= What the task asks =
Print the material below exactly as it stands, please, from its first line to the line holding "1615805, 582776, 330132];", with no pictures.

= Data entries =
****
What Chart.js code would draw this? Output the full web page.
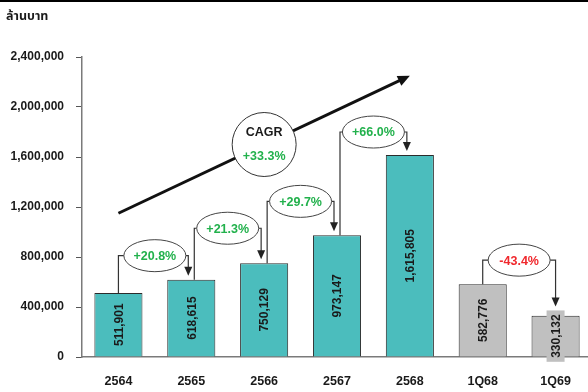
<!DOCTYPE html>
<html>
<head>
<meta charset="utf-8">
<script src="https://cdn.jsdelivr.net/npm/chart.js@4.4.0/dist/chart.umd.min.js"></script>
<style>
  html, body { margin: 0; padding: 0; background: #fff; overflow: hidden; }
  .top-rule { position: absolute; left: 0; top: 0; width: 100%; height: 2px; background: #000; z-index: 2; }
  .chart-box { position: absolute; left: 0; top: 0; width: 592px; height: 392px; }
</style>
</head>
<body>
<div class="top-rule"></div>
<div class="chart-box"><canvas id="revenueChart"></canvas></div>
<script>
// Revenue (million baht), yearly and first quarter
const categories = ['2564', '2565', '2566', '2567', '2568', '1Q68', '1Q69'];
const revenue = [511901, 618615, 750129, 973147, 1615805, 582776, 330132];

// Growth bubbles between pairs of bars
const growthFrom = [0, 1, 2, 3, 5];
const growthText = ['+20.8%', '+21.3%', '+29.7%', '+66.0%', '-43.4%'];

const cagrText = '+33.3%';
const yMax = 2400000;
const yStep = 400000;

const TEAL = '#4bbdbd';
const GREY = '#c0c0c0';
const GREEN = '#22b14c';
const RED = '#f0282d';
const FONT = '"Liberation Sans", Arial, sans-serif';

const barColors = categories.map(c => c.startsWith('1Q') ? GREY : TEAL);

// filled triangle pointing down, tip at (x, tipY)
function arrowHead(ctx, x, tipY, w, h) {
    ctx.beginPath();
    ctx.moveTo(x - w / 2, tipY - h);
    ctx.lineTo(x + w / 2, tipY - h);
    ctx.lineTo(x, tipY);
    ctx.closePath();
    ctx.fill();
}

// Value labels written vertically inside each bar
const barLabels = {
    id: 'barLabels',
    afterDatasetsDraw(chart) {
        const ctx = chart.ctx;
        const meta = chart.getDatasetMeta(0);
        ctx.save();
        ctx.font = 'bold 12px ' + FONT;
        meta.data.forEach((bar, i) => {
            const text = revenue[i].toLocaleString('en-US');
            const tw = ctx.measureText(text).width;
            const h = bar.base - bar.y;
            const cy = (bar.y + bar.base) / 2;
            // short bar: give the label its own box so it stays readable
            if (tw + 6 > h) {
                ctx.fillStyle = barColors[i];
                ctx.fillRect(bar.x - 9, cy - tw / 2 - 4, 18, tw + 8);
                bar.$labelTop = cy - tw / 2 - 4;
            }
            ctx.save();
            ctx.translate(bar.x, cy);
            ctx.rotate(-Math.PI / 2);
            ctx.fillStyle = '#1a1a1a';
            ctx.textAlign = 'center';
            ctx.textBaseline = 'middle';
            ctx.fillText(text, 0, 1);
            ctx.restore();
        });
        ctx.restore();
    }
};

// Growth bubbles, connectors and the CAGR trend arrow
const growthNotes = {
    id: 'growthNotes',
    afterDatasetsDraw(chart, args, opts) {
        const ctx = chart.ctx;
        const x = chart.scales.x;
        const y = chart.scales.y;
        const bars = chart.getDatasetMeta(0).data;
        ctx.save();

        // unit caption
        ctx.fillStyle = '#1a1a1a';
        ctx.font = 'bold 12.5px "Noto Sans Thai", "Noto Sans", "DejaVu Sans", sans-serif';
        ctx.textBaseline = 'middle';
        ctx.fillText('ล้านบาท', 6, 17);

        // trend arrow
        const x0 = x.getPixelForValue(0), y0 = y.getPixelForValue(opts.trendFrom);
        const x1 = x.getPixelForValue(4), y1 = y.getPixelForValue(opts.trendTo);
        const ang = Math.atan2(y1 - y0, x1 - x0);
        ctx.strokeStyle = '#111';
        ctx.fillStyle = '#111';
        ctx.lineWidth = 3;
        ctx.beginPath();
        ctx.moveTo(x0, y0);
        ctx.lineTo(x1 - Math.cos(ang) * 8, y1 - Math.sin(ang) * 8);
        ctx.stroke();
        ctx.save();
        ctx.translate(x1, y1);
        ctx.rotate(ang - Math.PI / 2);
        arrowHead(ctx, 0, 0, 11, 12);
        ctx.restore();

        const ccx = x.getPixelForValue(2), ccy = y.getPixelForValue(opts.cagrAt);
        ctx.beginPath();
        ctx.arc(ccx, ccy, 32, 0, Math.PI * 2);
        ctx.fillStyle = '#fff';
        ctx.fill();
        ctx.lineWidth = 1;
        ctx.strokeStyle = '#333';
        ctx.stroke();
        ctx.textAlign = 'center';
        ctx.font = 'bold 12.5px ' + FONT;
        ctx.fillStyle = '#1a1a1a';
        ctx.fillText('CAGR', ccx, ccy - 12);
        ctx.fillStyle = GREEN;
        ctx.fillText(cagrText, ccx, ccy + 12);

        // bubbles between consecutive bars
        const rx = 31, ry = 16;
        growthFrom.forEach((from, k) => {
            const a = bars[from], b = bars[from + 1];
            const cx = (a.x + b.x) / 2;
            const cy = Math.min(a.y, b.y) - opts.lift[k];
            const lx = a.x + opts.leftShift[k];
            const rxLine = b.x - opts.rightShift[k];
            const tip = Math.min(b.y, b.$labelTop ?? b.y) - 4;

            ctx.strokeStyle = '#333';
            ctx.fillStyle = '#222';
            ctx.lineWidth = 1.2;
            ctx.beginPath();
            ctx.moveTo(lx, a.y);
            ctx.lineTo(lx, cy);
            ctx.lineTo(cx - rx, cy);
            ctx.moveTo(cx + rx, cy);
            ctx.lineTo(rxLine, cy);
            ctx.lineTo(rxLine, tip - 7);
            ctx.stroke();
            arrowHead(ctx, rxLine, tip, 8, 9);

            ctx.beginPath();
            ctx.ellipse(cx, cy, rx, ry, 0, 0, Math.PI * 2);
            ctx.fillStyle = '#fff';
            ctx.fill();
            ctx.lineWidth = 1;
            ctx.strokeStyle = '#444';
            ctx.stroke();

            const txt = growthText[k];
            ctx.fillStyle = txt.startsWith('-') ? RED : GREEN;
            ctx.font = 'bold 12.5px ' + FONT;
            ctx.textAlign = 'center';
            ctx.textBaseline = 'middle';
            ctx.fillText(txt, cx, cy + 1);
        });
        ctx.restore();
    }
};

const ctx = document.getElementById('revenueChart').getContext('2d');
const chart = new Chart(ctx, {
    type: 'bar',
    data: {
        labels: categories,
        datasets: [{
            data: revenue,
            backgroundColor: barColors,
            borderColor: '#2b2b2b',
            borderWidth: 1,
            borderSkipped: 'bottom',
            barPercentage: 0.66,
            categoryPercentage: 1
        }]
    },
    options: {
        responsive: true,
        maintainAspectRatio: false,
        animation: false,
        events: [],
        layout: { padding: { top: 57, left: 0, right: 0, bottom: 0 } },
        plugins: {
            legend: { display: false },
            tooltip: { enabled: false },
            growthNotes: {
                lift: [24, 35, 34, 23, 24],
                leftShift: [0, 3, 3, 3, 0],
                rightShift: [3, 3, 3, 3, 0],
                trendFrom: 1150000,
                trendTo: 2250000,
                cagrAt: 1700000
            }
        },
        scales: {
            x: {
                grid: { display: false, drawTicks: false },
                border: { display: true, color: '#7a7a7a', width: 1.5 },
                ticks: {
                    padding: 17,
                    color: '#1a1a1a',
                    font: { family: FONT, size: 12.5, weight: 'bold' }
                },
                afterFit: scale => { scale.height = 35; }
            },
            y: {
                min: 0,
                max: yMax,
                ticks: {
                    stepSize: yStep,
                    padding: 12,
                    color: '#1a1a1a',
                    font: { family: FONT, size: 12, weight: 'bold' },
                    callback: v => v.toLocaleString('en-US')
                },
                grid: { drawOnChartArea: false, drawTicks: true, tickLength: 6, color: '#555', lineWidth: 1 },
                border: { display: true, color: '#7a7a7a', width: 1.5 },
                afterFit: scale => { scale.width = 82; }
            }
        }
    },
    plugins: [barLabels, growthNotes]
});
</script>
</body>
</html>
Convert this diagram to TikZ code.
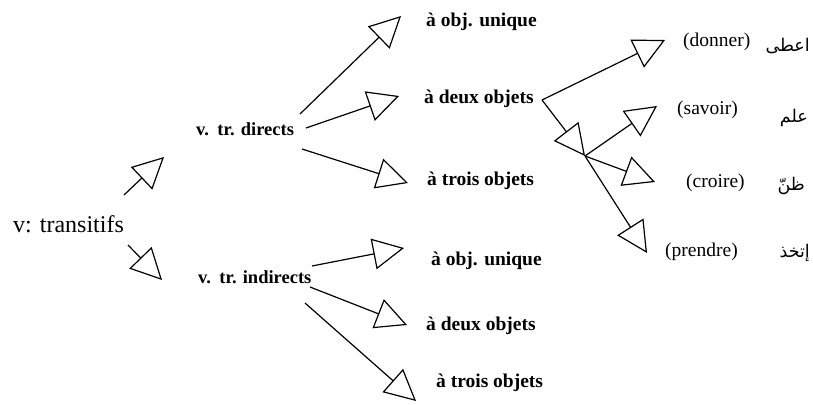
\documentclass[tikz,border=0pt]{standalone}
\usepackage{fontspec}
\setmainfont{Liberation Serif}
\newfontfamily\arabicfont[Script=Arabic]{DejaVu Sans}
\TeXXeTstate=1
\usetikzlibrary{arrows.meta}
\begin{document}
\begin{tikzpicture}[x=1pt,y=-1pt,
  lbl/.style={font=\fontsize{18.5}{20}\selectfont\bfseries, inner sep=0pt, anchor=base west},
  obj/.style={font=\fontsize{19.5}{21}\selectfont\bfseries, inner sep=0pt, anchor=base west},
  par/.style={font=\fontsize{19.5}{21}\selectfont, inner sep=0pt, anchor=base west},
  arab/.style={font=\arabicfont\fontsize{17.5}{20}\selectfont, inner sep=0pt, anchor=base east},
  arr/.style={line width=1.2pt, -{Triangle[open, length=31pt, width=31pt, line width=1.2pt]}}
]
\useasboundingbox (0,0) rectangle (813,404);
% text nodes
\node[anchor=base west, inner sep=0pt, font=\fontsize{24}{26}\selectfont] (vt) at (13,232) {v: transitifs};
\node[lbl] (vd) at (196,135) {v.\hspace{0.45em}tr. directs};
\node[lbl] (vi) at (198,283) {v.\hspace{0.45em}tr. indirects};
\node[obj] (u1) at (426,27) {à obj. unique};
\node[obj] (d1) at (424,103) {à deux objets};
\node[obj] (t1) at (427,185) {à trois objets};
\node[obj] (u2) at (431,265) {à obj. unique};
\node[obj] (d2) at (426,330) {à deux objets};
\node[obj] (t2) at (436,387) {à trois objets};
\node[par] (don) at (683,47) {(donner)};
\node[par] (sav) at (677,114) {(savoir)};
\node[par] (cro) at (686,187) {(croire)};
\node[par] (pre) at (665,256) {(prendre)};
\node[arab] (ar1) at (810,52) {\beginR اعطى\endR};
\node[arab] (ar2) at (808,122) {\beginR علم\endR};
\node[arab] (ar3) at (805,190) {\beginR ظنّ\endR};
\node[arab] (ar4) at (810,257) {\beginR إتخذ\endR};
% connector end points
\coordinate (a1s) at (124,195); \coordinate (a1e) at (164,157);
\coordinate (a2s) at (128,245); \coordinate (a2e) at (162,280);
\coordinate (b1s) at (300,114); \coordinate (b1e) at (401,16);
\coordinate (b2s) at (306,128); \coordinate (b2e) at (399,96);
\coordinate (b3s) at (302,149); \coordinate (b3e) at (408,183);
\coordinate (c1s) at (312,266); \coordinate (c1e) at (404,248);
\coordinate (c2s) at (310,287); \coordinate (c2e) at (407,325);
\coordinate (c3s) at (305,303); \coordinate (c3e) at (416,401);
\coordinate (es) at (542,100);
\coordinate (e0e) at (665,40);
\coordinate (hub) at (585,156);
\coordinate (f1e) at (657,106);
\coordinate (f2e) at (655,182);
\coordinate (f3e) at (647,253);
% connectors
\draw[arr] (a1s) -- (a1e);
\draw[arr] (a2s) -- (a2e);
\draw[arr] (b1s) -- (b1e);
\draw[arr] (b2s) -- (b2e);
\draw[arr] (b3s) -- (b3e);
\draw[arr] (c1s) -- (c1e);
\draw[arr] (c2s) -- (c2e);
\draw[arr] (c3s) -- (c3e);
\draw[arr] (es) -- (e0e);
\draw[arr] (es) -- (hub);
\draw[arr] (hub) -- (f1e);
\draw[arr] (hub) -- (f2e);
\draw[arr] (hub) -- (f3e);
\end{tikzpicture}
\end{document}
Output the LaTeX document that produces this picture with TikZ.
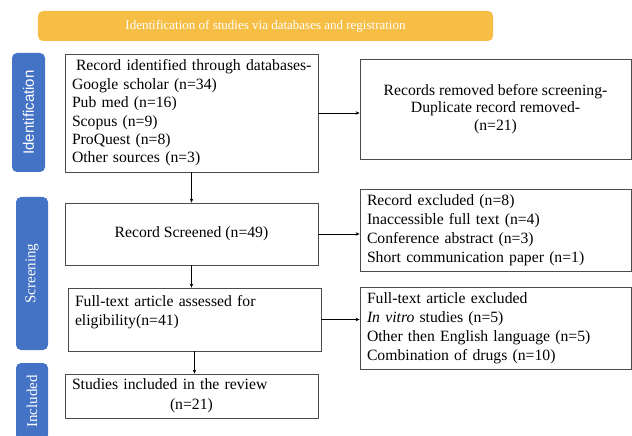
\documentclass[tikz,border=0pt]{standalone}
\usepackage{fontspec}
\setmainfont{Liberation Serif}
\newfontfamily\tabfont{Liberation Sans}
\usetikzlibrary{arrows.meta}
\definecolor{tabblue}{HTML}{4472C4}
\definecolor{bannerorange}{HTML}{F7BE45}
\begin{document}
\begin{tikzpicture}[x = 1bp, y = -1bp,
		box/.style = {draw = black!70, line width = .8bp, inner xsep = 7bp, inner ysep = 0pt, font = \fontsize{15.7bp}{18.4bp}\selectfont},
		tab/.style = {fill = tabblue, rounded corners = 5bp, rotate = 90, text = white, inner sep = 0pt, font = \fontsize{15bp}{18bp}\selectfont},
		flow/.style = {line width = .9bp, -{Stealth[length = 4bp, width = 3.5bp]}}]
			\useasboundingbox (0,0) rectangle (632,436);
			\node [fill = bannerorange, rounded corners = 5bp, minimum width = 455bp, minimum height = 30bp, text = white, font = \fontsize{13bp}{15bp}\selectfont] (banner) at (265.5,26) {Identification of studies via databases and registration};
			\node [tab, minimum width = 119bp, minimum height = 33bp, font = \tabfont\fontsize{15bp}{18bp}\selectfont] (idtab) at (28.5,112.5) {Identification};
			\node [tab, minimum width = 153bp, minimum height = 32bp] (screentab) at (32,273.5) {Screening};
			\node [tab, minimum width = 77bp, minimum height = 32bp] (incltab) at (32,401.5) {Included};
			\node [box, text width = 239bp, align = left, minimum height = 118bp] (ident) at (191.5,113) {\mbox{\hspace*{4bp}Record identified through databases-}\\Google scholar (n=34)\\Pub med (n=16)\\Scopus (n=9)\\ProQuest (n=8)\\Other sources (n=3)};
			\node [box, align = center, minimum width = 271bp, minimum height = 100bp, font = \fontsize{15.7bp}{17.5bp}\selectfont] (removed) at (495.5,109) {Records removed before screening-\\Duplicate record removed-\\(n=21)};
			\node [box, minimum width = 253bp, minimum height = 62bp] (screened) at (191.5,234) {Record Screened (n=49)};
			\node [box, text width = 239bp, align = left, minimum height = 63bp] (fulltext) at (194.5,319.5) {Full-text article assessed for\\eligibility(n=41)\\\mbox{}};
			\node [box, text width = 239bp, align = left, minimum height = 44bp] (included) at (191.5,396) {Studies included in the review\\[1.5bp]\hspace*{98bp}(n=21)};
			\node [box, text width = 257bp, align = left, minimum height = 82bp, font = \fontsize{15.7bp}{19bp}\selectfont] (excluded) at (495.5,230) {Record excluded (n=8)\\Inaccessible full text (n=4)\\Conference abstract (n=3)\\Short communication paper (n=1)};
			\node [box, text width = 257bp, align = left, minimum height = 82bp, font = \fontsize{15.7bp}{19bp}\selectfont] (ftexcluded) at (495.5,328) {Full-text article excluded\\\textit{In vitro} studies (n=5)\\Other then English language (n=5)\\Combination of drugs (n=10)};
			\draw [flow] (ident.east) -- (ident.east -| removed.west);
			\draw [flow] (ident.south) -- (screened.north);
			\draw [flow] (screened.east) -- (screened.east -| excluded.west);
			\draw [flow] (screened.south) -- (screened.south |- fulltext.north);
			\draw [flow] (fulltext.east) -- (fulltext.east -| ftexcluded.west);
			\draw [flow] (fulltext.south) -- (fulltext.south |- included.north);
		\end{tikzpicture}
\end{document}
****
= Solution to this exercise =
What Chart.js code would draw this? Output the full web page.
<!DOCTYPE html>
<html>
<head>
<meta charset="utf-8">
<script src="https://cdn.jsdelivr.net/npm/chart.js@4.4.0/dist/chart.umd.min.js"></script>
<style>
  html, body { margin: 0; padding: 0; background: #fff; overflow: hidden; }
  .top-rule { position: absolute; left: 0; top: 0; width: 100%; height: 2px; background: #000; z-index: 2; }
  .chart-box { position: absolute; left: 0; top: 0; width: 592px; height: 392px; }
</style>
</head>
<body>
<div class="top-rule"></div>
<div class="chart-box"><canvas id="revenueChart"></canvas></div>
<script>
// Revenue (million baht), yearly and first quarter
const categories = ['2564', '2565', '2566', '2567', '2568', '1Q68', '1Q69'];
const revenue = [511901, 618615, 750129, 973147, 1615805, 582776, 330132];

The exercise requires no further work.